Have you ever been to a client’s office or the bank or even a hospital and run into a handwritten notice on a bathroom door or adorned over a broken drinking fountain displaying some inconvenient news. Maybe it was created with a sharpie or maybe it looks like it was crafted in Microsoft Paint with provocative clipart. It is a simple message for a temporary setback, but it could easily be more reassuring, more professional, and more “on-brand.”
Real life scenario.
A hospital that gets 1,000 guests a day that walk through the front doors and atrium. Guests are visiting friends and loved ones. A new childbirth class is being offered that evening in a meeting room down the hall. A volunteer is sitting at the front desk, directing traffic and answering questions. An easel with a handwritten message points new parents in the right direction – just down the hall, in room 122. Regardless, if it was left to the last minute or a well-intentioned communication to new parents, it leaves an impression. In some cases, this could be the first time some have experienced a class at this hospital. For others this may be the 100th time they have walked through the hospital atrium. The little things add up when establishing your brand in the minds of your customers or audience.

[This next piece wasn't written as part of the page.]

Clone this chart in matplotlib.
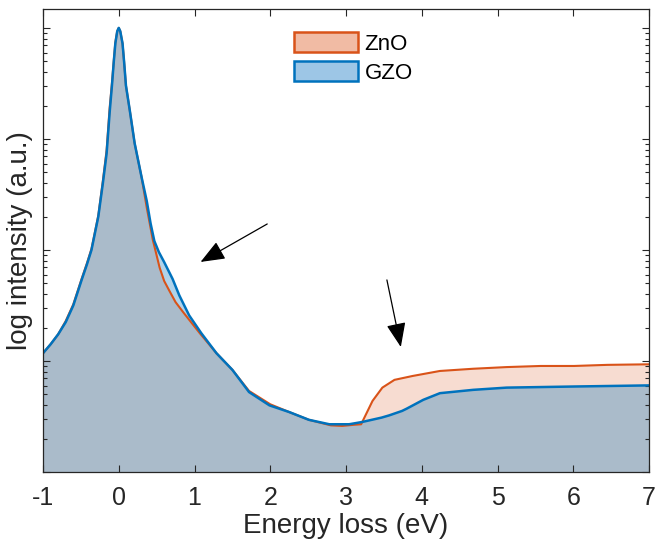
import numpy as np
import matplotlib.pyplot as plt
from matplotlib.patches import Patch

plt.rcParams['font.family'] = ['Liberation Sans', 'DejaVu Sans']

# energy loss (eV) and log10 of normalised intensity, GZO film
gzo_e = [-1.00, -0.90, -0.80, -0.70, -0.60, -0.49, -0.42, -0.36, -0.27, -0.21,
         -0.16, -0.12, -0.09, -0.065, -0.045, -0.02, 0.00, 0.02, 0.05, 0.07,
         0.095, 0.145, 0.21, 0.30, 0.37, 0.42, 0.47, 0.53, 0.60, 0.71,
         0.80, 0.93, 1.09, 1.29, 1.50, 1.72, 1.99, 2.25, 2.51, 2.78,
         3.04, 3.21, 3.47, 3.57, 3.74, 3.80, 4.02, 4.24, 4.68, 5.12,
         6.01, 7.00]
gzo_log = [-2.93, -2.85, -2.76, -2.65, -2.50, -2.27, -2.13, -2.00, -1.70, -1.40,
           -1.13, -0.76, -0.52, -0.30, -0.14, -0.03, 0.00, -0.03, -0.14, -0.30,
           -0.52, -0.74, -1.04, -1.34, -1.56, -1.76, -1.92, -2.02, -2.11, -2.26,
           -2.41, -2.59, -2.75, -2.93, -3.08, -3.28, -3.40, -3.46, -3.53, -3.57,
           -3.57, -3.55, -3.51, -3.49, -3.45, -3.43, -3.35, -3.29, -3.26, -3.24,
           -3.23, -3.22]

# same for undoped ZnO
zno_e = [-1.00, -0.90, -0.80, -0.70, -0.60, -0.49, -0.42, -0.36, -0.27, -0.21,
         -0.16, -0.12, -0.09, -0.065, -0.045, -0.02, 0.00, 0.02, 0.05, 0.07,
         0.095, 0.145, 0.21, 0.30, 0.37, 0.45, 0.54, 0.60, 0.67, 0.75,
         0.85, 1.07, 1.29, 1.50, 1.72, 2.00, 2.25, 2.51, 2.80, 2.95,
         3.10, 3.20, 3.35, 3.48, 3.64, 3.88, 4.24, 4.68, 5.12, 5.57,
         6.01, 6.45, 7.00]
zno_log = [-2.93, -2.85, -2.76, -2.64, -2.49, -2.26, -2.12, -1.99, -1.69, -1.38,
           -1.10, -0.72, -0.50, -0.29, -0.13, -0.03, 0.00, -0.03, -0.14, -0.30,
           -0.52, -0.74, -1.04, -1.34, -1.62, -1.91, -2.16, -2.28, -2.37, -2.47,
           -2.56, -2.75, -2.93, -3.08, -3.27, -3.39, -3.46, -3.53, -3.58, -3.585,
           -3.575, -3.57, -3.36, -3.24, -3.17, -3.135, -3.09, -3.07, -3.055, -3.045,
           -3.045, -3.035, -3.03]

orange = '#D95319'
blue = '#0072BD'
ymin, ymax = 1e-4, 1.48

fig = plt.figure(figsize=(6.56, 5.48), dpi=100)
ax = fig.add_axes([43 / 656, 76 / 548, 606 / 656, 463 / 548])

zno = 10 ** np.array(zno_log)
gzo = 10 ** np.array(gzo_log)

ax.fill_between(zno_e, zno, 1e-6, facecolor=orange, alpha=0.2, linewidth=0)
ax.plot(zno_e, zno, color=orange, lw=1.5)
ax.fill_between(gzo_e, gzo, 1e-6, facecolor=blue, alpha=0.31, linewidth=0)
ax.plot(gzo_e, gzo, color=blue, lw=1.8)

ax.set_yscale('log')
ax.set_xlim(-1, 7)
ax.set_ylim(ymin, ymax)
ax.set_xticks(range(-1, 8))
ax.set_xticklabels([str(v) for v in range(-1, 8)])
ax.yaxis.set_major_formatter(plt.NullFormatter())
ax.yaxis.set_minor_formatter(plt.NullFormatter())

ax.tick_params(which='both', direction='in', top=True, right=True,
               color='#262626', labelsize=18, labelcolor='#262626')
ax.tick_params(which='major', length=5, width=0.8)
ax.tick_params(which='minor', length=3, width=0.8)
ax.tick_params(axis='x', pad=10)
for s in ax.spines.values():
    s.set_color('#262626')
    s.set_linewidth(0.9)

ax.set_xlabel('Energy loss (eV)', fontsize=20, color='#262626', labelpad=2)
ax.set_ylabel('log intensity (a.u.)', fontsize=20, color='#262626', labelpad=4)

# arrows pointing at the shoulder and the onset
arrow = dict(arrowstyle='-|>,head_length=0.75,head_width=0.3', color='black',
             lw=0.9, mutation_scale=20, shrinkA=0, shrinkB=0)
ax.annotate('', xy=(1.08, 10 ** -2.108), xytext=(1.96, 10 ** -1.766),
            arrowprops=arrow)
ax.annotate('', xy=(3.724, 10 ** -2.874), xytext=(3.54, 10 ** -2.27),
            arrowprops=arrow)

handles = [Patch(facecolor='#F1BBA4', edgecolor=orange, lw=1.8, label='ZnO'),
           Patch(facecolor='#9DC6E6', edgecolor=blue, lw=1.8, label='GZO')]
ax.legend(handles=handles, loc='upper left', bbox_to_anchor=(0.415, 0.95),
          frameon=False, fontsize=16, handlelength=2.85, handleheight=1.0,
          handletextpad=0.3, labelspacing=0.3, borderpad=0, borderaxespad=0)

fig.savefig('out.png', dpi=100)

A temporary sign, poster or even a flyer can be as important as the 20-foot monument sign out front. Temporary doesn’t need to feel temporary. With the correct tools and templates in place, creating something for a moment could be easier and faster than crafting something by hand – and will be more on-brand. Whether you are pointing people to a class, or telling them a bathroom or drinking fountain is out of order, the concept of anybody with three minutes of time being able to develop a branded piece that is serving an important purpose is real and achievable. The bigger story is that all communication, temporary or otherwise, should be thought out, on-brand and crafted with care.